-- begin EXERCISE MATERIAL --

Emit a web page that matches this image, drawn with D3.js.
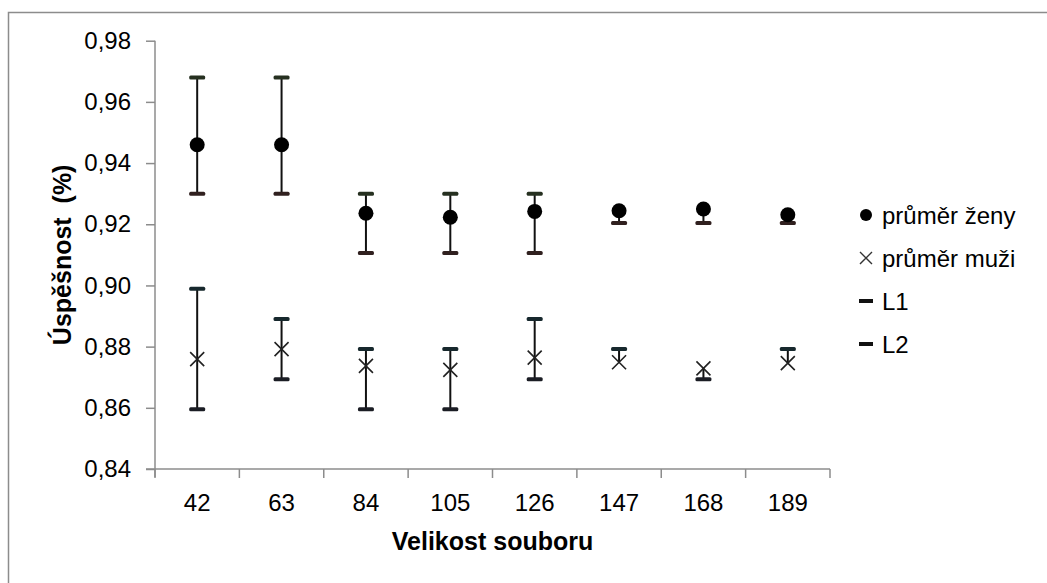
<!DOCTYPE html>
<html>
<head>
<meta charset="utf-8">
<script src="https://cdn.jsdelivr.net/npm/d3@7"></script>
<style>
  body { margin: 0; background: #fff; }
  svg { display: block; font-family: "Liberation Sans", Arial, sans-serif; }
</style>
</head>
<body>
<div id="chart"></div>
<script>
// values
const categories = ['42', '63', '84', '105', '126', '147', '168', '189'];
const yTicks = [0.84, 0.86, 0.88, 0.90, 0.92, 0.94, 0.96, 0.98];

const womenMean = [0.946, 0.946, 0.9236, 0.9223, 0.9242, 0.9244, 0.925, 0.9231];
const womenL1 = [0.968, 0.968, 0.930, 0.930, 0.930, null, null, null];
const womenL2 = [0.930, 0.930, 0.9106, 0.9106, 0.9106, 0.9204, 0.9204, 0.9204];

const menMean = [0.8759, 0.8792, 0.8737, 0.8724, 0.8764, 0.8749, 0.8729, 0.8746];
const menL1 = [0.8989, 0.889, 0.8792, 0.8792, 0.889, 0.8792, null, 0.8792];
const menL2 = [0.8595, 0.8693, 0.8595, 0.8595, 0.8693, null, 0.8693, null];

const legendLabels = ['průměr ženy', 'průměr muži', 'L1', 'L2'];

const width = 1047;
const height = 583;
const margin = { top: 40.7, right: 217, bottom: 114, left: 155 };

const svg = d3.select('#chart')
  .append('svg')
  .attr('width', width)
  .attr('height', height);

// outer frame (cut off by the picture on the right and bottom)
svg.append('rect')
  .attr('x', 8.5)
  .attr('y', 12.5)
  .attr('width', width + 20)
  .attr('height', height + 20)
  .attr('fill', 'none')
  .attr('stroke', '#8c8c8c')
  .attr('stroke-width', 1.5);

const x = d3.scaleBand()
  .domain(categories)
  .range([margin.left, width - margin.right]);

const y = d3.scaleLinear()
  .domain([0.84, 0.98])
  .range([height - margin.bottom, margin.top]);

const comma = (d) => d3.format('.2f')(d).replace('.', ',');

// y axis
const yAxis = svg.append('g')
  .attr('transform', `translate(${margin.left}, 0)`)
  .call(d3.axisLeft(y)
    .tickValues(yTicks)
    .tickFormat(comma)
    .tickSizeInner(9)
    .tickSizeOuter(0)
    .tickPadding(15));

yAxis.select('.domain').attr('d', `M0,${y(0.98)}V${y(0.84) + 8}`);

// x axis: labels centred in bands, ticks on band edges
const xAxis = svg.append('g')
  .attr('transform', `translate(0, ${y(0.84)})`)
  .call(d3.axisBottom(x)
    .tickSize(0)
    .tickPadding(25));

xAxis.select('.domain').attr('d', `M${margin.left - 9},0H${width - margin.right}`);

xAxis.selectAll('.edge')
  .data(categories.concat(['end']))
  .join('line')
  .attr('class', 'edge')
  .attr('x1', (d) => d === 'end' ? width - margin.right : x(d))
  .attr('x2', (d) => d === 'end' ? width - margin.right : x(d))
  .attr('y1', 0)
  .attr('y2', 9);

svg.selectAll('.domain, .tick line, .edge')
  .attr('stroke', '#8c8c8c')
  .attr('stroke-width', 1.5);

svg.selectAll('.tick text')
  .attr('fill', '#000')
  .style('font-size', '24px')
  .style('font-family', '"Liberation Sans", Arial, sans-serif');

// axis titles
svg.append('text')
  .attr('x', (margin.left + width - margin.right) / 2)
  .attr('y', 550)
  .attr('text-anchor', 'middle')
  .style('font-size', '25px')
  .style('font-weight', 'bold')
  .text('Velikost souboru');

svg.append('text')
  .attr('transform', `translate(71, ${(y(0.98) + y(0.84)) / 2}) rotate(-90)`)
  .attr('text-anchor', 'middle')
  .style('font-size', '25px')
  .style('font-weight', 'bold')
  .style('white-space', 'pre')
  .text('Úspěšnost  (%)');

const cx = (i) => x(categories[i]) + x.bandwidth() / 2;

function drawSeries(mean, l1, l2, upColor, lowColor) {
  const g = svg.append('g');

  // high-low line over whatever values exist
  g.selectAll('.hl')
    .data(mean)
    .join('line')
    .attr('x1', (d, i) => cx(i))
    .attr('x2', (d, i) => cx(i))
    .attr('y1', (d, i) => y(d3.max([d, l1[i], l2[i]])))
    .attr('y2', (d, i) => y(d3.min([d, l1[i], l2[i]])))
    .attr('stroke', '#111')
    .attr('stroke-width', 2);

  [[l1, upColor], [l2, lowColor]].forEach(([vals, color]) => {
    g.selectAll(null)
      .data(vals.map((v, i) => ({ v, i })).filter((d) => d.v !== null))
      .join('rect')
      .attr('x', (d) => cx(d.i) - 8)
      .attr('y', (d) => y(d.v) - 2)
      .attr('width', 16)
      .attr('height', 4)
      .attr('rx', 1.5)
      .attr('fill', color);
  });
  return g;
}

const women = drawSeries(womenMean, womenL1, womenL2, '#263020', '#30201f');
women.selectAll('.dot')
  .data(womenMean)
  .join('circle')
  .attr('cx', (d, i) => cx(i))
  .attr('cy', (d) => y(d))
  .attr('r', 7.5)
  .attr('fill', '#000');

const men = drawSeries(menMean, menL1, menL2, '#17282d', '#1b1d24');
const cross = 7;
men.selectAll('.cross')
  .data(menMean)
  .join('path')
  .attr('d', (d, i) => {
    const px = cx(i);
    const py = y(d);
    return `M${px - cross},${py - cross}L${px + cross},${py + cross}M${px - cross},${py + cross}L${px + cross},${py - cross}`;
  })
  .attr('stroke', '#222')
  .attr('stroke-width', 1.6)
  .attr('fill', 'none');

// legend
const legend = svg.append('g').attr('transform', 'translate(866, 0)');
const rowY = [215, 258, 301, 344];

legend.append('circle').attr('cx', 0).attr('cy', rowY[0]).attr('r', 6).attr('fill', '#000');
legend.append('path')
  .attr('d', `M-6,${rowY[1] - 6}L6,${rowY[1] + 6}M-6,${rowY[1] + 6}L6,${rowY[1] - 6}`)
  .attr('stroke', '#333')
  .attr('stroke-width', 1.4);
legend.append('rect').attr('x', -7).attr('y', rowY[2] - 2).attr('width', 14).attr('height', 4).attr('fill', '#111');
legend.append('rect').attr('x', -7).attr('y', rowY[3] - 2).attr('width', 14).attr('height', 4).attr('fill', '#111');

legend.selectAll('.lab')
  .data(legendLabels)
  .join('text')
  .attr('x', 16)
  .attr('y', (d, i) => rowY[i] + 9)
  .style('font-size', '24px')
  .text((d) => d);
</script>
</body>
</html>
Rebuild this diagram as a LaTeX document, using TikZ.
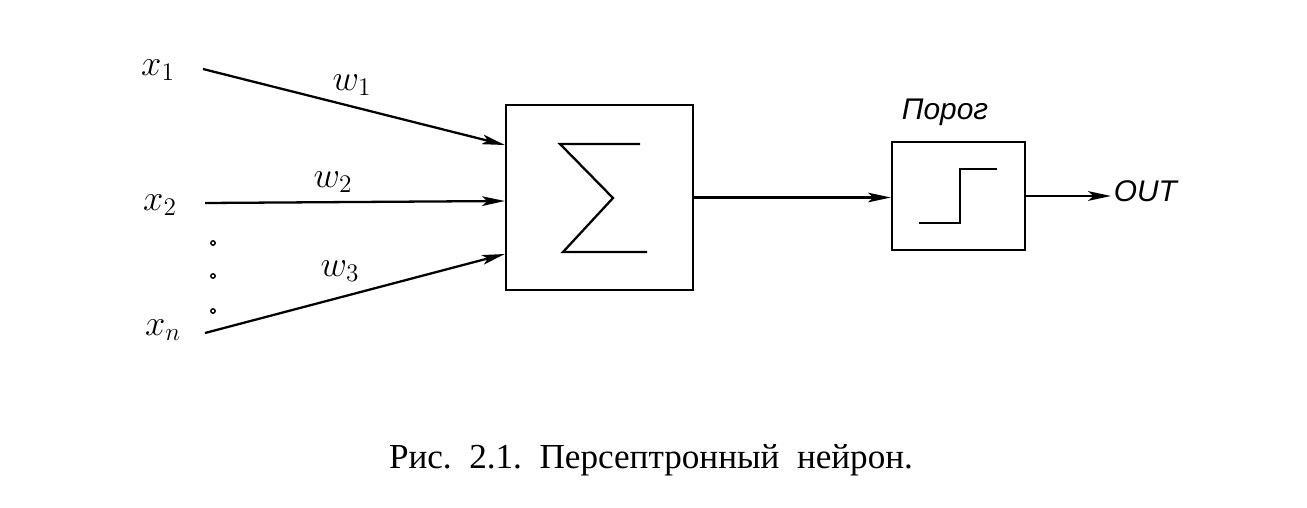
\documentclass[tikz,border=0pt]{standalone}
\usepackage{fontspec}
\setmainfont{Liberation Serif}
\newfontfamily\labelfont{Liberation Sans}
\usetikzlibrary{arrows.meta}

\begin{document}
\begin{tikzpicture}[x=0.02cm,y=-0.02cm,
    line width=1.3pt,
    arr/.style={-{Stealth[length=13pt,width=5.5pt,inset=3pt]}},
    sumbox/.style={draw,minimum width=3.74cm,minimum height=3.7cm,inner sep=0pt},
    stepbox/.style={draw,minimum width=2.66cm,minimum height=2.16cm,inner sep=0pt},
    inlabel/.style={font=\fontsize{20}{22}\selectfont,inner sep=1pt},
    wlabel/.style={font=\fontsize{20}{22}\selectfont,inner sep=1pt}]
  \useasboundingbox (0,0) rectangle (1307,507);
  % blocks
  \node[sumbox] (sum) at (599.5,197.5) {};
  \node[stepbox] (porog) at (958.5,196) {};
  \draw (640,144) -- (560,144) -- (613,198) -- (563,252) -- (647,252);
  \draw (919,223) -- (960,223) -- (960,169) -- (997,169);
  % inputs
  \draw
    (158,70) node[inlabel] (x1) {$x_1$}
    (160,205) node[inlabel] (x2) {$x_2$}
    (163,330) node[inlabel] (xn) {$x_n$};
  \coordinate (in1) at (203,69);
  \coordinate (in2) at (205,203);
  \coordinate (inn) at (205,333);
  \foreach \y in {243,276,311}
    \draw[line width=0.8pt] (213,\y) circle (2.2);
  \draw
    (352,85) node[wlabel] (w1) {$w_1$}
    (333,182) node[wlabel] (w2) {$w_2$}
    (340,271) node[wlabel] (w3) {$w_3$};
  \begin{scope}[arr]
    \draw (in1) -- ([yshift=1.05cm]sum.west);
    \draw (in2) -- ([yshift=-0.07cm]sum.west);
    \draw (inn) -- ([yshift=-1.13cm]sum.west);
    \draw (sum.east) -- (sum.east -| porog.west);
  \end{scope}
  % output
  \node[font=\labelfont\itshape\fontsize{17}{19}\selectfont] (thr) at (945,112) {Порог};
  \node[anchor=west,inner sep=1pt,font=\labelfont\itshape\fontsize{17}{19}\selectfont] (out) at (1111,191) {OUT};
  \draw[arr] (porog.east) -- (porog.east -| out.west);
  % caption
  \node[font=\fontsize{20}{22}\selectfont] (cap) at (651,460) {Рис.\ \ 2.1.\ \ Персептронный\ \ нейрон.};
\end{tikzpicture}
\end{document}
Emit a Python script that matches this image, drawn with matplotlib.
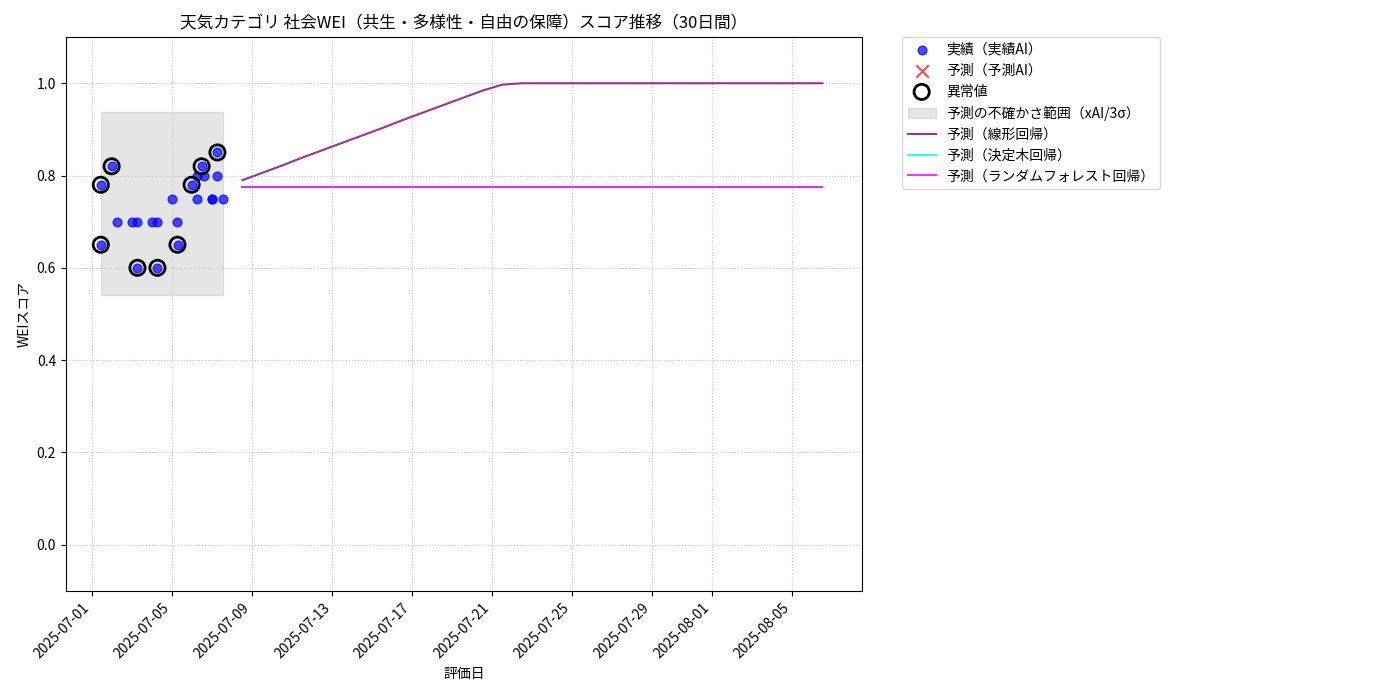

-- end EXERCISE MATERIAL --

### TO DO:
Using the records above, extract exactly and only the lines from the one with "Rebuild this diagram" through the final line, inclusive, leaving out pictures.

### FULL OUTPUT:
Rebuild this diagram as a LaTeX document, using TikZ.
\documentclass[tikz,border=0pt]{standalone}
\usepackage{fontspec}
\setmainfont{Liberation Serif}
\newfontfamily\labelfont{Liberation Sans}
\usetikzlibrary{arrows.meta}

\begin{document}
\begin{tikzpicture}[x=0.02cm,y=-0.02cm,
    line width=1.3pt,
    arr/.style={-{Stealth[length=13pt,width=5.5pt,inset=3pt]}},
    sumbox/.style={draw,minimum width=3.74cm,minimum height=3.7cm,inner sep=0pt},
    stepbox/.style={draw,minimum width=2.66cm,minimum height=2.16cm,inner sep=0pt},
    inlabel/.style={font=\fontsize{20}{22}\selectfont,inner sep=1pt},
    wlabel/.style={font=\fontsize{20}{22}\selectfont,inner sep=1pt}]
  \useasboundingbox (0,0) rectangle (1307,507);
  % blocks
  \node[sumbox] (sum) at (599.5,197.5) {};
  \node[stepbox] (porog) at (958.5,196) {};
  \draw (640,144) -- (560,144) -- (613,198) -- (563,252) -- (647,252);
  \draw (919,223) -- (960,223) -- (960,169) -- (997,169);
  % inputs
  \draw
    (158,70) node[inlabel] (x1) {$x_1$}
    (160,205) node[inlabel] (x2) {$x_2$}
    (163,330) node[inlabel] (xn) {$x_n$};
  \coordinate (in1) at (203,69);
  \coordinate (in2) at (205,203);
  \coordinate (inn) at (205,333);
  \foreach \y in {243,276,311}
    \draw[line width=0.8pt] (213,\y) circle (2.2);
  \draw
    (352,85) node[wlabel] (w1) {$w_1$}
    (333,182) node[wlabel] (w2) {$w_2$}
    (340,271) node[wlabel] (w3) {$w_3$};
  \begin{scope}[arr]
    \draw (in1) -- ([yshift=1.05cm]sum.west);
    \draw (in2) -- ([yshift=-0.07cm]sum.west);
    \draw (inn) -- ([yshift=-1.13cm]sum.west);
    \draw (sum.east) -- (sum.east -| porog.west);
  \end{scope}
  % output
  \node[font=\labelfont\itshape\fontsize{17}{19}\selectfont] (thr) at (945,112) {Порог};
  \node[anchor=west,inner sep=1pt,font=\labelfont\itshape\fontsize{17}{19}\selectfont] (out) at (1111,191) {OUT};
  \draw[arr] (porog.east) -- (porog.east -| out.west);
  % caption
  \node[font=\fontsize{20}{22}\selectfont] (cap) at (651,460) {Рис.\ \ 2.1.\ \ Персептронный\ \ нейрон.};
\end{tikzpicture}
\end{document}
Emit a Python script that matches this image, drawn with matplotlib.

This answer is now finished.